During the recent Drikung Monlam in Arizona, HH Drikung Chetsang Rinpoche Kyabgon outlined his advice for contemporary practitioners and new directions for how we introduce meditation as we embark upon the 801st year of the Drikung Lineage. He made many significant points and these are the ones that I took to heart.
Return to the Sutras, the original teachings of Buddha. In the Tibetan system, we rely on treatises of enlightened Indian and Tibetan masters and commentaries on the works of extraordinary philosophers, yet often neglect the original instructions of Buddha. His Holiness is instituting training for young leaders, particularly lay people. He has designed an intensive short retreat with a rigorous schedule that introduces Calm Abiding or Shamatha meditation thoroughly from the perspective of the Three Yanas. Those trained are then encouraged to teach others. This makes meditation accessible with a clear practice path for busy lay life.
Monastics in the US have been in dialogue for many years, improving our understanding of Buddhism. Following His Holiness’s personal advice to me on mahamudra, for the past two years I have been training in the sutra tradition. In particular, I have been studying and practicing the Four Foundations of Mindfulness as taught in the Satipatthana Sutra. We have in our Fivefold Mahamudra training, many references to post meditation mindfulness. However, we do not often teach the methods of walking, standing and lying down meditation postures in the same detail as the early buddhists for whom (along with sitting meditation) is their main practice. Nor do we focus on the original training using Buddha’s words to lay and monastic alike, on the mental states that hinder calm abiding. It is refreshing and encouraging to return to Buddha’s original words. Through the training and practice from the sutras, I have greatly expanded the depth of my own understanding of the subtle mental occurrences that distract from single pointed concentration.
Read Widely HH Chetsang Rinpoche has already written a book on Zen meditation and is having other works of significant teachers of other lineages translated into Tibetan, notably Thich Nhat Hanh.
Protect the Environment His Holiness gave a hopeful perspective, encouraged by there worldwide concern for the planet that has awakened and the resulting changes in our actions. Further , in Buddhism, we train in protecting life, often going to great lengths to rescue animals and insects. His Holiness pointed out that this is very good of course, but can result in both good and bad karma as the rescued animal can be re-caught and killed at another time.
With his Go Green program, His Holiness is introducing organic gardening techniques along with the spiritual teaching of non harm by eliminating the pesticides that kill countless insects and poison the waters. He finds a family that is willing to try in each village and then has the success of those crops encourage other families to go green. Appointed as a Mountain Partnership Ambassador representing the Himalayas by the UN, he is bringing his methods to mountain regions all over the world.

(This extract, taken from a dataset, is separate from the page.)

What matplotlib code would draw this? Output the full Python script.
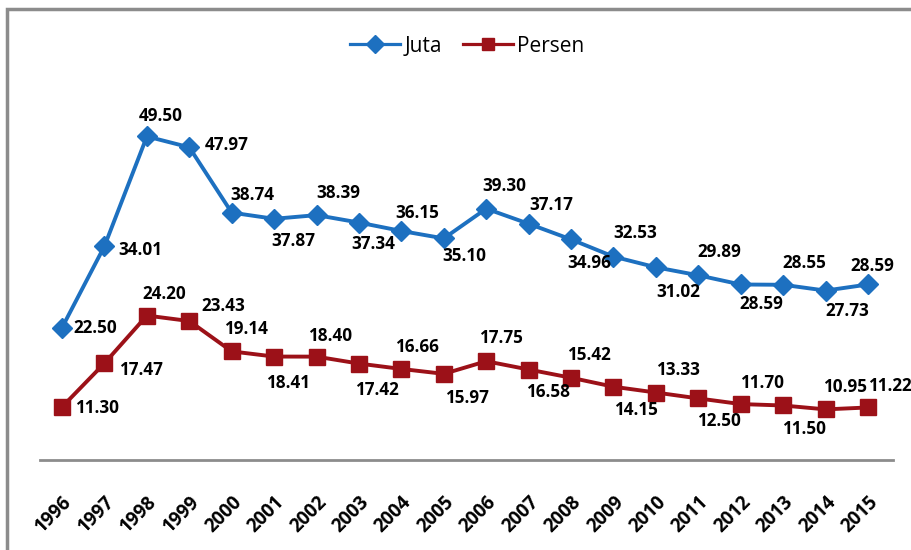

In Ladakh, his homeland, he introduced the concept of ice stupas to address problems of global warming. The glaciers are so reduced, that the waters in spring no longer reach the valley where farmers have counted on the runoff for farming for centuries. Building ice stupas, he incorporated the spiritual beliefs and customs to create ice stupas that slowly melt and and save the food sources for coming generations. He emphasized that when we understand that the planet and nature sustain all life, every act we do to protect the environment becomes of great virtue, sustaining countless beings.